From the onset of his recruitment Monroeville Gateway safety, Montae Nicholson has been adamant about taking things at a slow and deliberate pace. Thus far the speed with which decisions are being made by other prospects has done nothing to change his approach.
“I haven’t narrowed things down,” said Nicholson. “Everyone is pretty much still in it. I’m going to take some unofficial visits this summer, and hopefully I’ll be able to narrow it down after the summer, before the season starts, before school.”
Michigan has been among the schools staying the course in the Keystone State star’s recruitment, even as its 2014 class steadily fills. All the while they’ve made it clear to Nicholson that he is a major priority.
“They’ve been in contact a lot,” Nicholson reported. “On Facebook, I’ve called them… a lot of contact. My coach said (Curt Mallory) stopped past the school (Monday). They have definitely been in contact. They have told me I’m their top guy. I’m the one they want.”
The primary delivery man for that message has been Michigan assistant Darrell Funk. From the time Nicholson was offered last summer, he and Funk have gradually built a strong bond.
“Coach Funk has been wonderful,” Nicholson’s coach, Don Smith said. Coach Funk has been really really wonderful. He has shown tremendous interest in (Montae) consistently. Let me just say this… his first official visit is supposed to be to the Notre Dame/Michigan game, so that ought to tell you something right there.”

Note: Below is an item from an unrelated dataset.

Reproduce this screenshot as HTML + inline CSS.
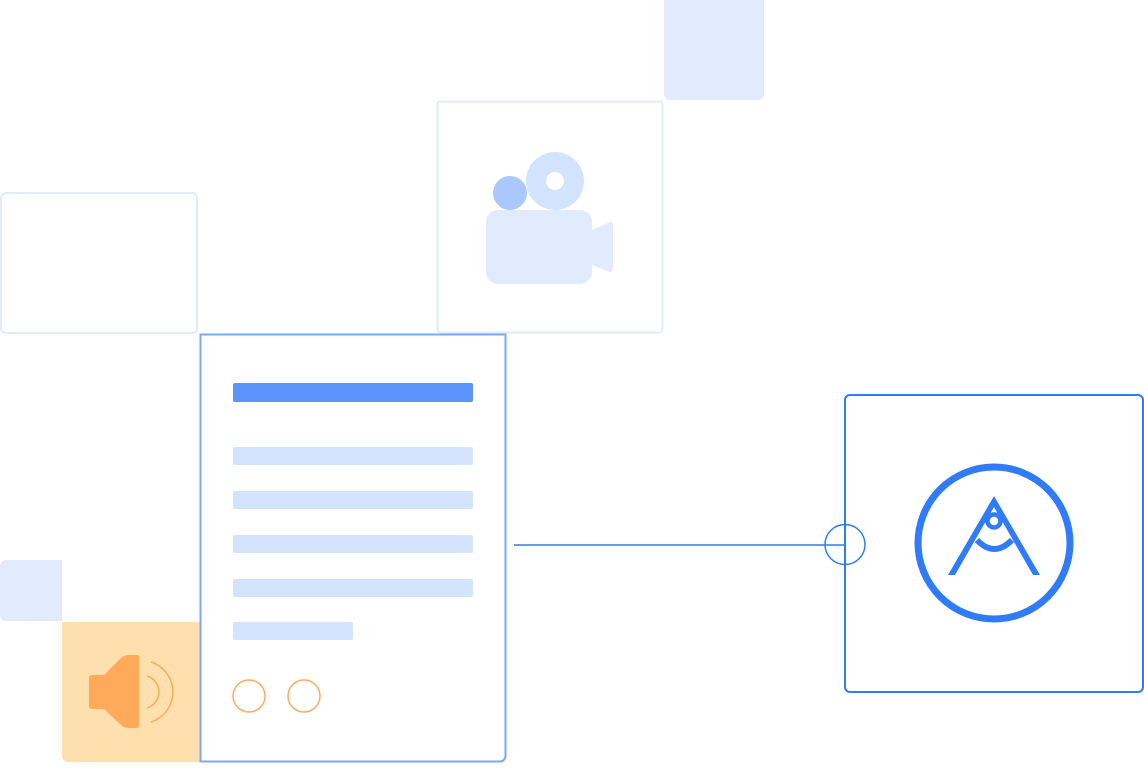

Funk’s wingman in Michigan’s courtship effort is the talented youngster’s would-be position coach in Ann Arbor, Curt Mallory.
“(Montae) is really happy with Coach Mallory,” said Smith. “They’ve been in contact and he’s excited about the opportunity for sure. (Track) is where his focus is… trying to win a state championship, but overall (Michigan has) been really good to him.”
Lately maintaining frequent contact has been a more difficult task for all of the coaches pursuing Nicholson. That’s because recruiting is understandably on the backburner. His undivided attention to the track is reaping positive dividends.
“He is stronger and faster than he ever was,” reported Smith. “He’s 205-lbs, his 40 time is about a 4.4. He ran a 14.3 and he broke the WPIAL record in the 110 meters. He broad jumped off the wrong foot 23’-11.5”.”
Once track season is over for the Gateway standout will begin the process of more thoroughly evaluating all the schools on his impressive list of suitors.
“I tell him that he needs to go to a place that loves him,” said Smith. “He has to think first and foremost about the academics, because coaches come and go. You’re there for an education, and academics are the most important. He has a spreadsheet that he grades everything from facilities, to coaches, to academics. We rate them so it’s not an emotional decision. You have to think about the distance. His mom – now she’s really the big key. He’s scrutinized and advised, and she’ll support him anywhere he goes, but she wants him to make a logical decision, a smart decision, and not an emotional decision.”